Tout cela fait suite à de nombreuses réunions entre les dirigeants militaires et diplomatiques russes et les dirigeants des États africains, dont le Mali. Parmi celles-ci figuraient des visites en Afrique de responsables russes, notamment Yunus-Bek Yevkurov, et des pourparlers sur la sécurité en Russie, tels que le sommet de juillet 2023 et les pourparlers de mai 2025 à Moscou.

Cela intervient également alors que des rapports font état d’une recrudescence des activités djihadistes au Sahel.

Il convient également de noter que la présence de la Russie en Afrique dépend actuellement du maintien de l’accès à sa base aérienne de Hmeimim en Syrie.

Quelle est la situation actuelle de Wagner ?

Quant à Wagner, il a subi des revers importants en Afrique au cours de l’année écoulée.

Parmi ceux-ci, on peut citer plusieurs défaites face à des groupes djihadistes et des rebelles touaregs au Mali, notamment lors d’une embuscade désastreuse en juillet 2024 qui a coûté la vie à plusieurs commandants du groupe et à sa personnalité en ligne la plus en vue, Nikita « Belyi » Fedyanin, le blogueur derrière Grey Zone.

Les médias locaux africains ont également mis en avant ces échecs, remettant en question l’efficacité du groupe.

L’exode de Wagner du Mali laisse la RCA, qui a longtemps été le bastion du groupe sur le continent, comme le seul pays africain où la présence de Wagner est confirmée. Cependant, il semble désormais que le groupe risque de perdre également sa présence dans ce pays, ce qui le pousserait à quitter complètement l’Afrique.

En janvier 2025, le président centrafricain Faustin-Archange Touadera s’est rendu à Moscou, où il s’est entretenu avec son homologue russe Vladimir Poutine. Le dirigeant russe a déclaré qu’il était « déterminé à poursuivre » la coopération en matière de sécurité avec la RCA, et d’autres discussions ont eu lieu à huis clos.

Photo qui montre la statue en bronze inaugurée à l'effigie de feu le chef du groupe mercenaire privé Wagner, Evgeniy Prigozhin (à gauche), et de son bras droit, Dmitru Utkin (à droite), érigée devant la « Maison Russe » à Bangui.

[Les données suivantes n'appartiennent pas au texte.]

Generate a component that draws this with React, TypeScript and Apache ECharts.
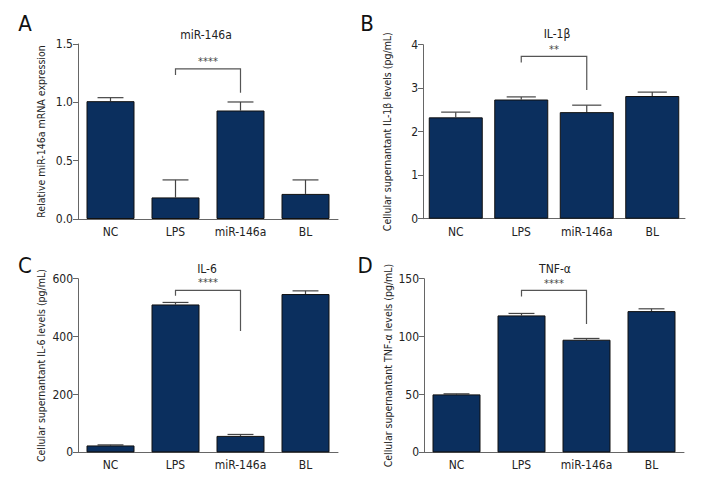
import React, { useEffect, useRef } from "react";
import * as echarts from "echarts";

const categories = ["NC", "LPS", "miR-146a", "BL"];

const miRValues = [1.01, 0.185, 0.93, 0.215];
const miRErrors = [1.04, 0.335, 1.003, 0.335];

const il1bValues = [2.33, 2.74, 2.45, 2.82];
const il1bErrors = [2.45, 2.8, 2.61, 2.91];

const il6Values = [24, 511, 57, 547];
const il6Errors = [26, 518, 62, 558];

const tnfValues = [50.1, 118.3, 97.3, 122];
const tnfErrors = [50.6, 120, 98.4, 124];

const panelTitles = ["miR-146a", "IL-1β", "IL-6", "TNF-α"];
const panelLetters = ["A", "B", "C", "D"];
const yNames = [
  "Relative miR-146a mRNA expression",
  "Cellular supernantant IL-1β levels (pg/mL)",
  "Cellular supernantant IL-6 levels (pg/mL)",
  "Cellular supernantant TNF-α levels (pg/mL)",
];
const yMax = [1.5, 4, 600, 150];
const yInterval = [0.5, 1, 200, 50];
const yDecimals = [1, 0, 0, 0];
const sigStars = ["****", "**", "****", "****"];
// bracket: [x1, x2, horizontal y, left leg bottom, right leg bottom, stars y]
const brackets = [
  [1, 2, 1.286, 1.234, 1.083, 1.35],
  [1, 2, 3.73, 3.59, 2.96, 3.9],
  [1, 2, 560, 541, 419, 588],
  [1, 2, 139.9, 134.7, 110.8, 146],
];

const FONT = "'Liberation Sans Narrow', 'DejaVu Sans Condensed', 'Roboto Condensed', Roboto, sans-serif";
const BAR = "#0b2f5e";
const AXIS = "#666";

const grids = [
  { left: 78, top: 44, width: 260, height: 175 },
  { left: 423, top: 44.7, width: 262, height: 174 },
  { left: 78, top: 278.7, width: 260, height: 173.7 },
  { left: 424, top: 278.7, width: 260, height: 173.7 },
];
const barWidths = [48, 54, 48, 48];
const titlePos = [
  [206, 35],
  [557, 34],
  [207, 269],
  [555, 269],
];
const letterPos = [
  [25, 23],
  [367, 23],
  [25, 265],
  [365, 265],
];

export default function App() {
  const ref = useRef<HTMLDivElement>(null);
  useEffect(() => {
    document.body.style.margin = "0";
    const chart = echarts.init(ref.current!, undefined, { renderer: "svg" });
    const values = [miRValues, il1bValues, il6Values, tnfValues];
    const errors = [miRErrors, il1bErrors, il6Errors, tnfErrors];

    const xAxis = grids.map((_, i) => ({
      type: "category",
      gridIndex: i,
      data: categories,
      axisLine: { lineStyle: { color: AXIS, width: 1 } },
      axisTick: { alignWithLabel: true, interval: 0, length: 4, lineStyle: { color: AXIS } },
      axisLabel: { color: "#222", fontSize: 12, fontFamily: FONT, margin: 7, interval: 0 },
    }));
    const yAxis = grids.map((_, i) => ({
      type: "value",
      gridIndex: i,
      min: 0,
      max: yMax[i],
      interval: yInterval[i],
      name: yNames[i],
      nameLocation: "middle",
      nameGap: i === 0 || i === 2 ? 32 : 31,
      nameTextStyle: { color: "#222", fontSize: 10.5, fontFamily: FONT },
      splitLine: { show: false },
      axisLine: { show: true, lineStyle: { color: AXIS, width: 1 } },
      axisTick: { show: true, length: 5, lineStyle: { color: AXIS } },
      axisLabel: {
        color: "#222",
        fontSize: 12,
        fontFamily: FONT,
        margin: 5,
        formatter: (v: number) => v.toFixed(yDecimals[i]),
      },
    }));

    const series: any[] = [];
    grids.forEach((_, i) => {
      series.push({
        type: "bar",
        xAxisIndex: i,
        yAxisIndex: i,
        data: values[i],
        barWidth: barWidths[i],
        itemStyle: { color: BAR, borderColor: "#111", borderWidth: 1 },
        z: 2,
      });
      series.push({
        type: "custom",
        xAxisIndex: i,
        yAxisIndex: i,
        data: values[i].map((v, k) => [k, v, errors[i][k]]),
        encode: { x: 0, y: [1, 2] },
        z: 1,
        renderItem: (params: any, api: any) => {
          const k = api.value(0);
          const base = api.coord([k, api.value(1)]);
          const top = api.coord([k, api.value(2)]);
          const half = barWidths[i] * 0.27;
          return {
            type: "group",
            children: [
              {
                type: "line",
                shape: { x1: base[0], y1: base[1], x2: top[0], y2: top[1] },
                style: { stroke: "#444", lineWidth: 1.2 },
              },
              {
                type: "line",
                shape: { x1: top[0] - half, y1: top[1], x2: top[0] + half, y2: top[1] },
                style: { stroke: "#444", lineWidth: 1.2 },
              },
            ],
          };
        },
      });
      series.push({
        type: "custom",
        xAxisIndex: i,
        yAxisIndex: i,
        data: [brackets[i]],
        encode: { x: [0, 1], y: [2, 3, 4, 5] },
        z: 3,
        renderItem: (params: any, api: any) => {
          const x1 = api.value(0);
          const x2 = api.value(1);
          const yh = api.value(2);
          const p1 = api.coord([x1, api.value(3)]);
          const p2 = api.coord([x1, yh]);
          const p3 = api.coord([x2, yh]);
          const p4 = api.coord([x2, api.value(4)]);
          const ps = api.coord([x1, api.value(5)]);
          return {
            type: "group",
            children: [
              {
                type: "polyline",
                shape: { points: [p1, p2, p3, p4] },
                style: { stroke: "#555", lineWidth: 1.2, fill: "none" },
              },
              {
                type: "text",
                x: (p2[0] + p3[0]) / 2,
                y: ps[1],
                style: {
                  text: sigStars[i],
                  fill: "#444",
                  font: `11px ${FONT}`,
                  textAlign: "center",
                  textVerticalAlign: "middle",
                },
              },
            ],
          };
        },
      });
    });

    const graphic: any[] = [];
    panelTitles.forEach((t, i) => {
      graphic.push({
        type: "text",
        x: titlePos[i][0],
        y: titlePos[i][1],
        style: {
          text: t,
          fill: "#222",
          font: `12px ${FONT}`,
          textAlign: "center",
          textVerticalAlign: "middle",
        },
      });
      graphic.push({
        type: "text",
        x: letterPos[i][0],
        y: letterPos[i][1],
        style: {
          text: panelLetters[i],
          fill: "#111",
          font: `22px ${FONT}`,
          textAlign: "center",
          textVerticalAlign: "middle",
        },
      });
    });

    chart.setOption({
      animation: false,
      backgroundColor: "#fff",
      grid: grids,
      xAxis,
      yAxis,
      series,
      graphic,
    });
    return () => chart.dispose();
  }, []);
  return <div ref={ref} style={{ width: 720, height: 504 }} />;
}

En mars, Yunus-Bek Yevkurov s’est rendu à Bangui, où il a également souligné la nécessité de « développer la coopération dans le domaine de la sécurité ».

Le 30 mai, l’envoyé russe en RCA a déclaré que Moscou cherchait à établir une base militaire officielle dans le pays, ce qui impliquerait le déploiement de l’Africa Corps à la place de Wagner.

Dans un rapport publié début mai, Business Insider Africa a déclaré que la base « pourrait accueillir jusqu’à 10 000 militaires à des fins d’entraînement », la RCA accordant en échange à la Russie « un accès significatif aux ressources minérales du pays ».

Les images satellites examinées par BBC Monitoring montrent qu’au cours des six derniers mois, le nombre de véhicules stationnés dans les locaux d’au moins deux des bases de Wagner en RCA a augmenté de façon constante. Bien que cela puisse être une coïncidence, cela pourrait également signifier que le groupe retirait des ressources d’autres lieux de déploiement, notamment au Mali.

Par ailleurs, il semble que Wagner ne se porte pas bien non plus sur le front intérieur.

Diverses chaînes Telegram liées au groupe ont rapporté que les e-mails et les chatbots de Wagner ne répondaient plus aux demandes, y compris celles liées aux paiements et aux formalités administratives. Ces demandes sont désormais redirigées vers une organisation intermédiaire basée à Saint-Pétersbourg.

La chaîne officielle de recrutement de Wagner a changé de nom pour devenir « Vacancies in Africa » (Offres d’emploi en Afrique) et a supprimé toutes les anciennes offres d’emploi. Actuellement, la chaîne ne comporte que deux publications : une note indiquant qu’elle est bloquée sur les appareils Google et une réimpression de l’annonce de l’exode du groupe au Mali.

La chaîne officielle de réserve de Wagner, Svodki, a également été purgée de tout son contenu.